Screwed into the top surface of the bottom wing are the strut bases. Just two wood screws secure the base to the wing. I found that some excess paint and resin was causing the strut basses to not sit properly in their recesses. This was carefully removed. Bryan advised that he actually glues these bases to the wings. This was done after I was happy with the overall strut alignment.
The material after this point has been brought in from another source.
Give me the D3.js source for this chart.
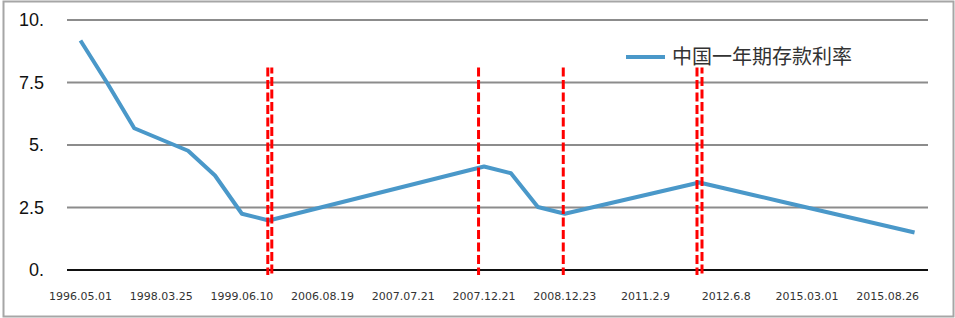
<!DOCTYPE html>
<html>
<head>
<meta charset="utf-8">
<script src="https://cdn.jsdelivr.net/npm/d3@7"></script>
<style>
  body { margin: 0; background: #fff; }
  svg { display: block; }
</style>
</head>
<body>
<svg id="chart"></svg>
<script>
// one-year deposit rate changes (date label, rate %)
const dates = [
  "1996.05.01", "1996.08.23", "1997.10.23", "1998.03.25", "1998.07.01", "1998.12.07",
  "1999.06.10", "2002.02.21", "2004.10.29", "2006.08.19", "2007.03.18", "2007.05.19",
  "2007.07.21", "2007.08.22", "2007.09.15", "2007.12.21", "2008.10.09", "2008.11.27",
  "2008.12.23", "2010.10.20", "2010.12.26", "2011.2.9", "2011.04.06", "2011.07.07",
  "2012.6.8", "2012.07.06", "2014.11.22", "2015.03.01", "2015.05.11", "2015.06.28",
  "2015.08.26", "2015.10.24"
];
const rates = [
  9.18, 7.47, 5.67, 5.22, 4.77, 3.78,
  2.25, 1.98, 2.25, 2.52, 2.79, 3.06,
  3.33, 3.60, 3.87, 4.14, 3.87, 2.52,
  2.25, 2.50, 2.75, 3.00, 3.25, 3.50,
  3.25, 3.00, 2.75, 2.50, 2.25, 2.00,
  1.75, 1.50
];
const yTicks = [0, 2.5, 5, 7.5, 10];
const yTickLabels = ["0.", "2.5", "5.", "7.5", "10."];
const seriesName = "中国一年期存款利率";
// dates marked with red dashed lines
const markDates = ["2002.02.21", "2007.12.21", "2008.12.23", "2011.07.07"];

const width = 955, height = 318;
const margin = {top: 20, right: 27, bottom: 48, left: 67};

const svg = d3.select("#chart")
    .attr("width", width)
    .attr("height", height);

// outer frame
svg.append("rect")
    .attr("x", 3.5).attr("y", 1.5)
    .attr("width", width - 5).attr("height", height - 3)
    .attr("fill", "#fff")
    .attr("stroke", "#a6a6a6")
    .attr("stroke-width", 2);

const x = d3.scalePoint()
    .domain(dates)
    .range([margin.left, width - margin.right])
    .padding(0.5);

const y = d3.scaleLinear()
    .domain([0, 10])
    .range([height - margin.bottom, margin.top]);

// gridlines
svg.append("g")
    .selectAll("line")
    .data(yTicks)
    .join("line")
    .attr("x1", margin.left)
    .attr("x2", width - margin.right)
    .attr("y1", d => y(d))
    .attr("y2", d => y(d))
    .attr("stroke", d => d === 0 ? "#111" : "#8c8c8c")
    .attr("stroke-width", 2);

// y labels
svg.append("g")
    .selectAll("text")
    .data(yTicks)
    .join("text")
    .attr("x", 44)
    .attr("y", d => y(d))
    .attr("dy", "0.36em")
    .attr("text-anchor", "end")
    .attr("font-family", "Liberation Sans, Arial, sans-serif")
    .attr("font-size", 18)
    .attr("fill", "#111")
    .text((d, i) => yTickLabels[i]);

// x labels, every third category
svg.append("g")
    .selectAll("text")
    .data(dates.filter((d, i) => i % 3 === 0))
    .join("text")
    .attr("x", d => x(d))
    .attr("y", 300)
    .attr("text-anchor", "middle")
    .attr("font-family", "DejaVu Sans, sans-serif")
    .attr("font-size", 11)
    .attr("fill", "#333")
    .text(d => d);

// series line
const line = d3.line()
    .x((d, i) => x(dates[i]))
    .y(d => y(d));

svg.append("path")
    .datum(rates)
    .attr("d", line)
    .attr("fill", "none")
    .attr("stroke", "#4a98c9")
    .attr("stroke-width", 4)
    .attr("stroke-linejoin", "round");

// red dashed markers (drawn twice, slightly apart, like the hand-drawn original)
const markShift = [[-1, 3], [-5.5], [-1.5], [-2.3, 2.7]];
const markG = svg.append("g");
markDates.forEach((d, k) => {
    markShift[k].forEach((s, j) => {
        markG.append("line")
            .attr("x1", x(d) + s)
            .attr("x2", x(d) + s)
            .attr("y1", y(8.1))
            .attr("y2", y(0) + 5)
            .attr("stroke", "#ff0000")
            .attr("stroke-width", 3)
            .attr("stroke-dasharray", "9,3.5")
            .attr("stroke-dashoffset", j * 3);
    });
});

// legend
const legend = svg.append("g").attr("transform", "translate(626,57)");
legend.append("line")
    .attr("x1", 0).attr("x2", 39)
    .attr("y1", 0).attr("y2", 0)
    .attr("stroke", "#4a98c9")
    .attr("stroke-width", 4);
legend.append("text")
    .attr("x", 46)
    .attr("y", 0)
    .attr("dy", "0.35em")
    .attr("font-family", "Noto Sans CJK SC, sans-serif")
    .attr("font-size", 20)
    .attr("fill", "#333")
    .text(seriesName);
</script>
</body>
</html>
The factory provides some 3D printed pins to secure the strut to the lower bases. At the other end a piano wire pin is used. I chose not to use these but if they were used a body clip as used in RC cars would be fitted to retain the pins. I decided to make a new pin and socket arrangement out of delrin. The sockets are left in the struts and they in turn mate with the bases. A neat friction fit pin then holds it all together. The bottom of each strut was filled with epoxy and glass powder. The pin holes in the top of each strut was drilled out to 1/8” to allow for some adjustment. Wooden pegs protrude from the top wing to interface with the struts. These pegs mate with slots in the top of each strut. With the pin holes opened up in the struts and some adjustment to the slots I now had struts that fitted. Well, roughly fitted. With the struts now in position, the lower holes could be drilled to suit the new sockets. The new holes were drilled using the base holes as a template. They were drilled undersized and then opened out with a round file to get a nice fit.

At the top, some suitable carbon tube was used to create a neat socket for the piano wire pin in the struts. With everything now fitting nicely, the struts were filled and cleaned up where necessary ready for repainting.

The wings were now done with exception to the Servo extensions. This was deliberately left out until the receiver location was defined.